▼

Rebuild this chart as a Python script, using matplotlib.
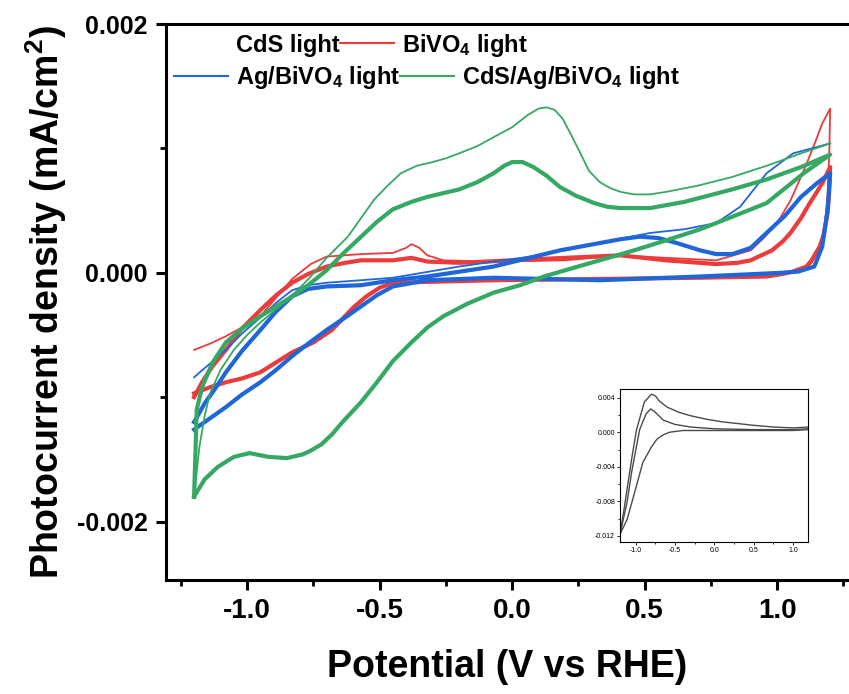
import matplotlib
matplotlib.use('Agg')
import matplotlib.pyplot as plt
from matplotlib.lines import Line2D
from matplotlib.ticker import MultipleLocator, FormatStrFormatter

plt.rcParams['font.family'] = 'Liberation Sans'
plt.rcParams['font.weight'] = 'bold'
plt.rcParams['axes.labelweight'] = 'bold'
plt.rcParams['mathtext.fontset'] = 'custom'
plt.rcParams['mathtext.rm'] = 'Liberation Sans:bold'
plt.rcParams['mathtext.it'] = 'Liberation Sans:bold'
plt.rcParams['mathtext.bf'] = 'Liberation Sans:bold'

# BiVO4 light - first sweep (thin)
bivo4_first_x = [-1.2, -1.14, -1.08, -1.02, -0.95, -0.89, -0.83, -0.76, -0.70, -0.57, -0.45, -0.40, -0.38,
                 -0.35, -0.32, -0.26, -0.07, 0.2, 0.41, 0.58, 0.77, 0.90, 0.95, 1.0, 1.05, 1.1, 1.14, 1.17,
                 1.2, 1.197, 1.19, 1.18, 1.16, 1.13, 1.1]
bivo4_first_y = [-0.00062, -0.00057, -0.00051, -0.00044, -0.00035, -0.00020, -0.00005, 0.00007, 0.00013,
                 0.00015, 0.00016, 0.00020, 0.00023, 0.00020, 0.00014, 0.00010, 0.00009, 0.00010, 0.00014,
                 0.00012, 0.00010, 0.00018, 0.00028, 0.00040, 0.00058, 0.00082, 0.00103, 0.00120, 0.00132,
                 0.00100, 0.00060, 0.00040, 0.00020, 0.00008, 0.00002]
# BiVO4 light - later cycles (thick band)
bivo4_x = [-1.2, -1.17, -1.13, -1.08, -1.02, -0.95, -0.89, -0.83, -0.77, -0.70, -0.63, -0.57, -0.45, -0.38,
           -0.32, -0.20, 0.0, 0.2, 0.41, 0.58, 0.77, 0.85, 0.90, 0.95, 0.98, 1.02, 1.05, 1.09, 1.12, 1.15,
           1.17, 1.2,
           1.195, 1.19, 1.175, 1.16, 1.13, 1.11, 1.06, 1.02, 0.96, 0.7, 0.33, -0.07, -0.45, -0.50, -0.55,
           -0.60, -0.64, -0.68, -0.75, -0.83, -0.89, -0.95, -1.02, -1.08, -1.14, -1.2]
bivo4_y = [-0.00100, -0.00088, -0.00075, -0.00062, -0.00045, -0.00030, -0.00018, -0.00008, -0.00001,
           0.00005, 0.00008, 0.00010, 0.00010, 0.00012, 0.00009, 0.00008, 0.00010, 0.00012, 0.00014,
           0.00010, 0.00007, 0.00008, 0.00010, 0.00015, 0.00018, 0.00025, 0.00032, 0.00044, 0.00055,
           0.00065, 0.00072, 0.00085,
           0.00060, 0.00048, 0.00030, 0.00021, 0.00010, 0.00005, 0.00001, -0.00001, -0.00003, -0.00004,
           -0.00005, -0.00006, -0.00008, -0.00012, -0.00019, -0.00028, -0.00037, -0.00046, -0.00056,
           -0.00064, -0.00072, -0.00080, -0.00085, -0.00088, -0.00092, -0.00097]

# Ag/BiVO4 light
ag_first_x = [-1.2, -1.14, -1.08, -1.02, -0.95, -0.89, -0.83, -0.77, -0.70, -0.57, -0.45, -0.2, 0.1, 0.33,
              0.52, 0.65, 0.77, 0.86, 0.96, 1.06, 1.2]
ag_first_y = [-0.00084, -0.00073, -0.00062, -0.00049, -0.00036, -0.00024, -0.00014, -0.00010, -0.00008,
              -0.00006, -0.00004, 0.00005, 0.00014, 0.00024, 0.00032, 0.00035, 0.00040, 0.00053, 0.00080,
              0.00096, 0.00104]
ag_x = [-1.2, -1.16, -1.12, -1.08, -1.02, -0.95, -0.89, -0.83, -0.77, -0.70, -0.57, -0.45, -0.32, -0.07,
        0.18, 0.41, 0.48, 0.55, 0.62, 0.71, 0.77, 0.83, 0.90, 0.96, 1.03, 1.09, 1.15, 1.2,
        1.19, 1.17, 1.14, 1.08, 1.02, 0.71, 0.33, -0.07, -0.32, -0.45, -0.51, -0.57, -0.63, -0.70, -0.77,
        -0.83, -0.89, -0.95, -1.02, -1.08, -1.14, -1.2]
ag_y = [-0.00120, -0.00105, -0.00093, -0.00080, -0.00063, -0.00046, -0.00031, -0.00019, -0.00013,
        -0.00011, -0.00010, -0.00006, -0.00003, 0.00005, 0.00018, 0.00027, 0.00029, 0.00028, 0.00024,
        0.00018, 0.00015, 0.00015, 0.00020, 0.00032, 0.00046, 0.00061, 0.00072, 0.00080,
        0.00050, 0.00021, 0.00005, 0.00001, 0.0, -0.00003, -0.00006, -0.00004, -0.00006, -0.00011,
        -0.00018, -0.00027, -0.00036, -0.00046, -0.00057, -0.00067, -0.00078, -0.00088, -0.00098,
        -0.00108, -0.00117, -0.00126]

# CdS/Ag/BiVO4 light
cab_first_x = [-1.2, -1.18, -1.16, -1.14, -1.1, -1.05, -1.0, -0.95, -0.9, -0.85, -0.8, -0.76, -0.7, -0.62,
               -0.57, -0.52, -0.47, -0.42, -0.36, -0.3, -0.25, -0.2, -0.13, -0.07, 0.0, 0.06, 0.10, 0.13,
               0.16, 0.19, 0.22, 0.26, 0.29, 0.33, 0.37, 0.41, 0.46, 0.52, 0.58, 0.7, 0.83, 0.96, 1.09, 1.2]
cab_first_y = [-0.00180, -0.00140, -0.00115, -0.00097, -0.00078, -0.00062, -0.00050, -0.00040, -0.00031,
               -0.00022, -0.00012, -0.00003, 0.00012, 0.00029, 0.00044, 0.00059, 0.00070, 0.00080,
               0.00086, 0.00089, 0.00092, 0.00096, 0.00102, 0.00109, 0.00117, 0.00127, 0.00132, 0.00133,
               0.00131, 0.00124, 0.00112, 0.00095, 0.00082, 0.00073, 0.00068, 0.00065, 0.00063, 0.00063,
               0.00065, 0.00070, 0.00077, 0.00086, 0.00096, 0.00104]
cab_x = [-1.2, -1.19, -1.17, -1.13, -1.08, -1.02, -0.95, -0.89, -0.83, -0.77, -0.70, -0.64, -0.57, -0.51,
         -0.45, -0.38, -0.32, -0.26, -0.20, -0.13, -0.07, -0.03, 0.0, 0.04, 0.08, 0.13, 0.18, 0.24, 0.31,
         0.36, 0.41, 0.52, 0.65, 0.83, 0.96, 1.09, 1.2,
         1.1, 0.96, 0.83, 0.71, 0.58, 0.46, 0.33, 0.2, 0.12, 0.03, -0.07, -0.17, -0.26, -0.32, -0.38,
         -0.45, -0.51, -0.57, -0.64, -0.68, -0.72, -0.76, -0.79, -0.85, -0.92, -0.99, -1.05, -1.11, -1.16,
         -1.2]
cab_y = [-0.00180, -0.00110, -0.00092, -0.00072, -0.00056, -0.00045, -0.00035, -0.00027, -0.00019,
         -0.00010, 0.00002, 0.00015, 0.00029, 0.00041, 0.00051, 0.00057, 0.00061, 0.00064, 0.00067,
         0.00073, 0.00080, 0.00086, 0.00089, 0.00089, 0.00085, 0.00078, 0.00069, 0.00062, 0.00056,
         0.00053, 0.00052, 0.00052, 0.00057, 0.00067, 0.00075, 0.00085, 0.00095,
         0.00080, 0.00056, 0.00045, 0.00035, 0.00026, 0.00018, 0.00010, 0.00002, -0.00003, -0.00010,
         -0.00016, -0.00025, -0.00035, -0.00044, -0.00056, -0.00071, -0.00088, -0.00104, -0.00120,
         -0.00130, -0.00138, -0.00143, -0.00146, -0.00149, -0.00148, -0.00145, -0.00148, -0.00156,
         -0.00166, -0.00180]

# inset (CdS)
ins_outer_x = [-1.2, -1.15, -1.11, -1.05, -0.99, -0.89, -0.8, -0.75, -0.7, -0.6, -0.45, -0.3, -0.1, 0.1,
               0.3, 0.5, 0.75, 1.0, 1.2]
ins_outer_y = [-0.0118, -0.009, -0.0066, -0.003, 0.0003, 0.0035, 0.0044, 0.0042, 0.0036, 0.0029, 0.0023,
               0.0019, 0.0015, 0.0012, 0.0010, 0.0008, 0.0006, 0.0005, 0.0006]
ins_mid_x = [-1.2, -1.11, -1.05, -0.95, -0.87, -0.81, -0.75, -0.65, -0.5, -0.3, 0.0, 0.5, 1.0, 1.2]
ins_mid_y = [-0.0118, -0.0081, -0.0045, 0.0003, 0.0021, 0.0027, 0.0023, 0.0014, 0.0009, 0.0006, 0.0004,
             0.0003, 0.0003, 0.0004]
ins_low_x = [-1.2, -1.11, -1.0, -0.91, -0.8, -0.73, -0.65, -0.57, -0.4, 0.0, 0.5, 1.0, 1.2]
ins_low_y = [-0.0118, -0.0101, -0.0065, -0.0035, -0.0017, -0.0008, -0.0003, 0.0, 0.0002, 0.0002, 0.0002,
             0.0002, 0.0003]

red = '#EC3B3B'
blue = '#1F66DA'
green = '#35A864'

fig = plt.figure(figsize=(8.49, 6.94), dpi=100)
ax = fig.add_axes([166 / 849, 1 - 580 / 694, 683 / 849, 556 / 694])

ax.plot(bivo4_x, bivo4_y, color=red, lw=3, solid_joinstyle='round')
ax.plot(bivo4_first_x, bivo4_first_y, color=red, lw=1.3)
ax.plot(ag_x, ag_y, color=blue, lw=3, solid_joinstyle='round')
ax.plot(ag_first_x, ag_first_y, color=blue, lw=1.3)
ax.plot(cab_x, cab_y, color=green, lw=3, solid_joinstyle='round')
ax.plot(cab_first_x, cab_first_y, color=green, lw=1.3)

ax.set_xlim(-1.306, 1.271)
ax.set_ylim(-0.00247, 0.002)
ax.xaxis.set_major_locator(MultipleLocator(0.5))
ax.xaxis.set_minor_locator(MultipleLocator(0.25))
ax.yaxis.set_major_locator(MultipleLocator(0.002))
ax.yaxis.set_minor_locator(MultipleLocator(0.001))
ax.xaxis.set_major_formatter(FormatStrFormatter('%.1f'))
ax.yaxis.set_major_formatter(FormatStrFormatter('%.3f'))
ax.spines['right'].set_visible(False)
for s in ['left', 'top', 'bottom']:
    ax.spines[s].set_linewidth(2.2)
ax.tick_params(which='major', direction='out', length=7, width=2.2)
ax.tick_params(which='minor', direction='out', length=4, width=2)
ax.tick_params(axis='x', labelsize=20, pad=6)
ax.tick_params(axis='y', labelsize=18, pad=6)

ax.set_xlabel('Potential (V vs RHE)', fontsize=27, labelpad=18)
ax.set_ylabel('Photocurrent density (mA/cm$^2$)', fontsize=27, labelpad=6)

# legend laid out as two rows like the original
h_cds = Line2D([], [], color='none')
h_red = Line2D([], [], color=red, lw=1.5)
h_blue = Line2D([], [], color=blue, lw=1.5)
h_green = Line2D([], [], color=green, lw=1.5)
leg_kw = dict(frameon=False, ncol=2, fontsize=17, handlelength=2.3, handletextpad=0.33,
              columnspacing=0.0, borderpad=0, borderaxespad=0, loc='center left')
leg1 = ax.legend([h_cds, h_red], ['CdS light', 'BiVO$_4$ light'],
                 bbox_to_anchor=(0.0117, 0.962), **leg_kw)
ax.add_artist(leg1)
ax.legend([h_blue, h_green], ['Ag/BiVO$_4$ light', 'CdS/Ag/BiVO$_4$ light'],
          bbox_to_anchor=(0.0117, 0.903), **leg_kw)

# inset
axin = fig.add_axes([620 / 849, 1 - 542 / 694, 188 / 849, 153 / 694])
for xs, ys in [(ins_outer_x, ins_outer_y), (ins_mid_x, ins_mid_y), (ins_low_x, ins_low_y)]:
    axin.plot(xs, ys, color='#4a4a4a', lw=1.0)
axin.set_xlim(-1.2, 1.19)
axin.set_ylim(-0.0127, 0.005)
axin.xaxis.set_major_locator(MultipleLocator(0.5))
axin.xaxis.set_minor_locator(MultipleLocator(0.25))
axin.yaxis.set_major_locator(MultipleLocator(0.004))
axin.yaxis.set_minor_locator(MultipleLocator(0.002))
axin.xaxis.set_major_formatter(FormatStrFormatter('%.1f'))
axin.yaxis.set_major_formatter(FormatStrFormatter('%.3f'))
for s in axin.spines.values():
    s.set_linewidth(0.8)
axin.tick_params(which='both', direction='out', labelsize=5, width=0.6, length=2, pad=1.5)
axin.tick_params(which='minor', length=1.2)
for lab in axin.get_xticklabels() + axin.get_yticklabels():
    lab.set_fontweight('normal')

fig.savefig('out.png', dpi=100)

▲

◆ BRIEF ◆
Restate each line from the start of the listing through the line bearing "plt.rcParams['mathtext.bf'] = 'Liberation" word for word. Drop the pictures.

◆ WORKED ANSWER ◆
Rebuild this chart as a Python script, using matplotlib.
import matplotlib
matplotlib.use('Agg')
import matplotlib.pyplot as plt
from matplotlib.lines import Line2D
from matplotlib.ticker import MultipleLocator, FormatStrFormatter

plt.rcParams['font.family'] = 'Liberation Sans'
plt.rcParams['font.weight'] = 'bold'
plt.rcParams['axes.labelweight'] = 'bold'
plt.rcParams['mathtext.fontset'] = 'custom'
plt.rcParams['mathtext.rm'] = 'Liberation Sans:bold'
plt.rcParams['mathtext.it'] = 'Liberation Sans:bold'
plt.rcParams['mathtext.bf'] = 'Liberation Sans:bold'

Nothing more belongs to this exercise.